__ENTRIES SHOWN__
* * * * * * * * *
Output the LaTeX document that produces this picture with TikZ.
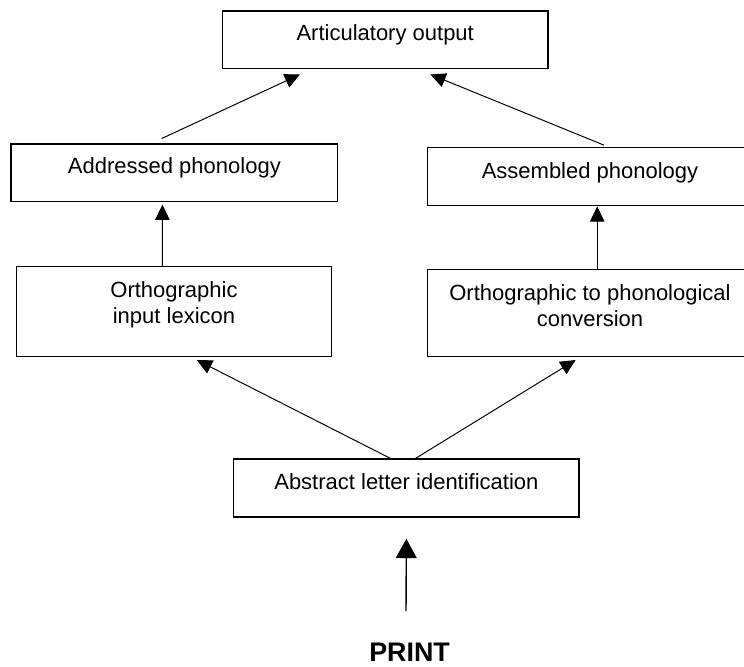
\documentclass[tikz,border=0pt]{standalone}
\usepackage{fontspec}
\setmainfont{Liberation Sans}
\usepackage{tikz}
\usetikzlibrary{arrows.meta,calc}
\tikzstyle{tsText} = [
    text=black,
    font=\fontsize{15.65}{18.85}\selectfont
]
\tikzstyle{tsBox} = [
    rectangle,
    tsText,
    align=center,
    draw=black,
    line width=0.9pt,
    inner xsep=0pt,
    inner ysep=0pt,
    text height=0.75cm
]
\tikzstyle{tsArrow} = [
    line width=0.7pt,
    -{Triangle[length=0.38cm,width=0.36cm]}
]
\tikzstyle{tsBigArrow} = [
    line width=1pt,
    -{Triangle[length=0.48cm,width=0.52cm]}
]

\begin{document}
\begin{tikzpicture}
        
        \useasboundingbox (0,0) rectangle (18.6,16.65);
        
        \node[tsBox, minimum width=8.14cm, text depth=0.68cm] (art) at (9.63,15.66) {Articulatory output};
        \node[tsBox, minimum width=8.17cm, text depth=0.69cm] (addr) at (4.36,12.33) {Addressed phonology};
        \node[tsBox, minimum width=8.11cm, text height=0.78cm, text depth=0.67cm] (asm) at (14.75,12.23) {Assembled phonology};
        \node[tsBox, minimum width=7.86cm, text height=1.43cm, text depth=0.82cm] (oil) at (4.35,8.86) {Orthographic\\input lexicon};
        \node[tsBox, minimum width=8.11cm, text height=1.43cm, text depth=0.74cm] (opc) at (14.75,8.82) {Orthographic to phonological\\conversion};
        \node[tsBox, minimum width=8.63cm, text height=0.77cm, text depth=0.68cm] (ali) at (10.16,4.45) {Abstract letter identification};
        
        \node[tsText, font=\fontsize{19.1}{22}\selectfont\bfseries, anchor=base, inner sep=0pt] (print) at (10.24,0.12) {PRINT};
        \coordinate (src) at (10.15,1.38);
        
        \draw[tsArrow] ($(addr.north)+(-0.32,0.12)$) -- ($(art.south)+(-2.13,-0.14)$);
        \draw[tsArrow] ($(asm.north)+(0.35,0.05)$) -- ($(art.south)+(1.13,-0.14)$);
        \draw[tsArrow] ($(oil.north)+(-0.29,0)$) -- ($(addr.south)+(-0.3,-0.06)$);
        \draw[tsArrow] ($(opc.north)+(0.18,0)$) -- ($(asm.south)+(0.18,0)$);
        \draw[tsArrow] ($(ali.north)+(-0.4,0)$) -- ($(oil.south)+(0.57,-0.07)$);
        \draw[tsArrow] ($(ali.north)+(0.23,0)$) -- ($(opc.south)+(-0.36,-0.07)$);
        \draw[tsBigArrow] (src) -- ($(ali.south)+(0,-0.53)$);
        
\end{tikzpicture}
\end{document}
* * * * * * * * *
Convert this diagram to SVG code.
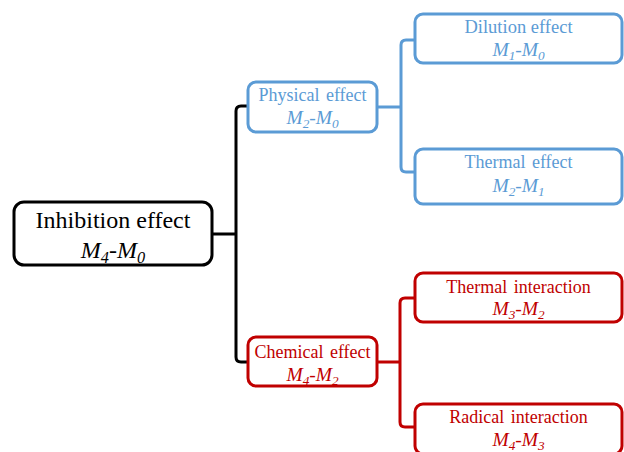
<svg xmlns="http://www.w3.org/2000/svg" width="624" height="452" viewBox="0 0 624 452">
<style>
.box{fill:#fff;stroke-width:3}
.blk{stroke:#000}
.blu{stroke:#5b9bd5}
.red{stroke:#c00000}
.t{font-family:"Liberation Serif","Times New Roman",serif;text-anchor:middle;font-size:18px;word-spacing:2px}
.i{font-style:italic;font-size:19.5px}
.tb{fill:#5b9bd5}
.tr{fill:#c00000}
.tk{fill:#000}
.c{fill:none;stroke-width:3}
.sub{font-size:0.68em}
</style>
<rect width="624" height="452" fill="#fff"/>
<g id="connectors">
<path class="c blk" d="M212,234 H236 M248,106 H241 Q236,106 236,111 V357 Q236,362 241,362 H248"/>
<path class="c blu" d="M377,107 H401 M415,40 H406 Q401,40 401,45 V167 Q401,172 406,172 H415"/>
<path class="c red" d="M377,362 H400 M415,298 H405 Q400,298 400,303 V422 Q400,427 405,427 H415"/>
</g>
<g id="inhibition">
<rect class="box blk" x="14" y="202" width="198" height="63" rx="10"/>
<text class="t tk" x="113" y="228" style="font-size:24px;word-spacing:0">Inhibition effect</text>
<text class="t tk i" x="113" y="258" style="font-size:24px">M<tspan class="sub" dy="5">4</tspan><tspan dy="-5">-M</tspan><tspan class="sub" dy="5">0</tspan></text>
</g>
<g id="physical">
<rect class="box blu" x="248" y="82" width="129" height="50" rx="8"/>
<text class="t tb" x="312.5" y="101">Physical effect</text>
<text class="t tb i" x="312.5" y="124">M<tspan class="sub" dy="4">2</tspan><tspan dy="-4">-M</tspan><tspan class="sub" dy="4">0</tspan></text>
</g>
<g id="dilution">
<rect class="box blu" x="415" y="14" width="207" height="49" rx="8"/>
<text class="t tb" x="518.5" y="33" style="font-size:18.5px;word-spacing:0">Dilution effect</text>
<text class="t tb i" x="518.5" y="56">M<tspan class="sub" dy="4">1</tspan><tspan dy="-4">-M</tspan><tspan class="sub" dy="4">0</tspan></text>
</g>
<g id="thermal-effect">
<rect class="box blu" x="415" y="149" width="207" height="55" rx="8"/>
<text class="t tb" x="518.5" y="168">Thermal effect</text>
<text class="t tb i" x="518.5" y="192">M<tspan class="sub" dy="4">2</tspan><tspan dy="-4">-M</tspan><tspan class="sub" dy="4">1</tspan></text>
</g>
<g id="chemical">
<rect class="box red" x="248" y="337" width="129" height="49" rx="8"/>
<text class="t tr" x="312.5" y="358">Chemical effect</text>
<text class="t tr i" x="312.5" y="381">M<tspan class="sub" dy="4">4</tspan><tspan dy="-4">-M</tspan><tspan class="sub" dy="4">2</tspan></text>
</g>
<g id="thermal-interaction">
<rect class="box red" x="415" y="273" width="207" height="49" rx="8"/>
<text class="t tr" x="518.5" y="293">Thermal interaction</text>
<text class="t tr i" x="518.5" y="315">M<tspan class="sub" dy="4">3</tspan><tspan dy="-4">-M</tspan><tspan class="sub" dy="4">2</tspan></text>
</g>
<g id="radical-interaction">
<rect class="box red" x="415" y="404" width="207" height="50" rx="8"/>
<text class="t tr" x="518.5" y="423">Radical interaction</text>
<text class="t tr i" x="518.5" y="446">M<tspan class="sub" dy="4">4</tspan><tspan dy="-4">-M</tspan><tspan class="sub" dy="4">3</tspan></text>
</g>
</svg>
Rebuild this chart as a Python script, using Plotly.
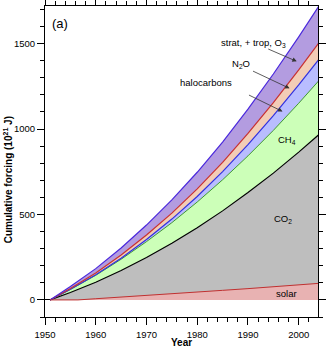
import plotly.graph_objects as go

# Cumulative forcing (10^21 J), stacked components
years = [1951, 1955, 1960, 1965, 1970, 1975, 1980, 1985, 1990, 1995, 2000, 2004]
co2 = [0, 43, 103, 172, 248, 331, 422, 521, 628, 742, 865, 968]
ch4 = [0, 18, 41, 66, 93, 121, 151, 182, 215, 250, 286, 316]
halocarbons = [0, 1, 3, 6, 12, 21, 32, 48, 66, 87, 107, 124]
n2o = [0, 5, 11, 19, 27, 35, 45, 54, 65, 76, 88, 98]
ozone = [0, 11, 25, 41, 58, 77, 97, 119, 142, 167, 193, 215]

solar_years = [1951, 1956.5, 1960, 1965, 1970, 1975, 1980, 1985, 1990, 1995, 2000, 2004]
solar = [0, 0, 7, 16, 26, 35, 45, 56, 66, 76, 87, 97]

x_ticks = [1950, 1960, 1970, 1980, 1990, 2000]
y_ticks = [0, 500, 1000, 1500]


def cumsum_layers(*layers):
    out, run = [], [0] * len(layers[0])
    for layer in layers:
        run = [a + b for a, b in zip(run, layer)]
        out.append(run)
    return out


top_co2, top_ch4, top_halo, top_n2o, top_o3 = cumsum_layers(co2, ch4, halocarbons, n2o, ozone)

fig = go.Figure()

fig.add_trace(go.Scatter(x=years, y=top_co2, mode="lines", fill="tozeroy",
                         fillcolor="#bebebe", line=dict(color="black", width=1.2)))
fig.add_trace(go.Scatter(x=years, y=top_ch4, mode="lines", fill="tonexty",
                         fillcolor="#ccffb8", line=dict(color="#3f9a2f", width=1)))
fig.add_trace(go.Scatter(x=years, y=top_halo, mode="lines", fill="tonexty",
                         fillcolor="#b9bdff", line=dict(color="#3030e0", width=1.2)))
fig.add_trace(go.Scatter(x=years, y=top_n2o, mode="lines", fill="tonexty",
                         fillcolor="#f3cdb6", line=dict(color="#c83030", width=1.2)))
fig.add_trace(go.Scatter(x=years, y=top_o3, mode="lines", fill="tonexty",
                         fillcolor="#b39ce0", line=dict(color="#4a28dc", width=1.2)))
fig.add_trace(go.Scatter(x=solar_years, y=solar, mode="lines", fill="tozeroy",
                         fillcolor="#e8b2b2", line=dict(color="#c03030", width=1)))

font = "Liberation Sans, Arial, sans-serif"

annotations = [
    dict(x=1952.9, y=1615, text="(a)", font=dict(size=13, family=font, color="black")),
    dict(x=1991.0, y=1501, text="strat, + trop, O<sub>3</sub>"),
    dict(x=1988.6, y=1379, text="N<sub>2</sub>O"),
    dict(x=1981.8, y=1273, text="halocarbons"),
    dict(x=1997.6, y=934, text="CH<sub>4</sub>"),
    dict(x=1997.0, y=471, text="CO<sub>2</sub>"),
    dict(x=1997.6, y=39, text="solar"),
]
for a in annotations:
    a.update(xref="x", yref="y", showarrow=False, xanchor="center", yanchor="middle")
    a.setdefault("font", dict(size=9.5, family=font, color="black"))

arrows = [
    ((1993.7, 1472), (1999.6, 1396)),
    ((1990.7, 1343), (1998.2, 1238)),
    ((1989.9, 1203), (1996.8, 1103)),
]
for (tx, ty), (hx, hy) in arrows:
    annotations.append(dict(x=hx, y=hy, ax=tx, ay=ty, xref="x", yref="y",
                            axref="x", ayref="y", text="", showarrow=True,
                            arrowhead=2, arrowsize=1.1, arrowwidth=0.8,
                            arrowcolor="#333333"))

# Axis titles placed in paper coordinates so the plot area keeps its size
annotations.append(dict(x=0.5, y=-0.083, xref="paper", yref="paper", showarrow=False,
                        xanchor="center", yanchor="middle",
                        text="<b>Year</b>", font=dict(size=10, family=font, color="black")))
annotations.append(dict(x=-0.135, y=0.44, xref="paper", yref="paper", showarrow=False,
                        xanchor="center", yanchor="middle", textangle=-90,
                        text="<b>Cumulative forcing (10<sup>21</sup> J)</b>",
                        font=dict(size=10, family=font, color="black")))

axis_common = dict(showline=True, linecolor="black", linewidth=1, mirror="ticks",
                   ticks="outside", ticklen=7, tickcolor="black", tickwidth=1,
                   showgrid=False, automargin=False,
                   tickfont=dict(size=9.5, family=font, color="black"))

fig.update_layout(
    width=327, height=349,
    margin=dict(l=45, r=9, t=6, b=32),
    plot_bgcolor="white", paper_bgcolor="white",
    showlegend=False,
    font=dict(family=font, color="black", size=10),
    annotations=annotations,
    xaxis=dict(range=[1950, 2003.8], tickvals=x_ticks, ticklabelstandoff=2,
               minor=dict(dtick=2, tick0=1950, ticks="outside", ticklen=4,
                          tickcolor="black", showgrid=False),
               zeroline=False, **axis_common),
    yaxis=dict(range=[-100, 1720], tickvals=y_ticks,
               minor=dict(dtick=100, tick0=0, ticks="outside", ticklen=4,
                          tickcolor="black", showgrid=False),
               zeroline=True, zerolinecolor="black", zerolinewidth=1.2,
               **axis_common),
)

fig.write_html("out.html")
* * * * * * * * *
__DIRECTION__
Pick out the lines containing the string "this".

__ANSWER TO THE EXERCISE__
Output the LaTeX document that produces this picture with TikZ.
Convert this diagram to SVG code.
Rebuild this chart as a Python script, using Plotly.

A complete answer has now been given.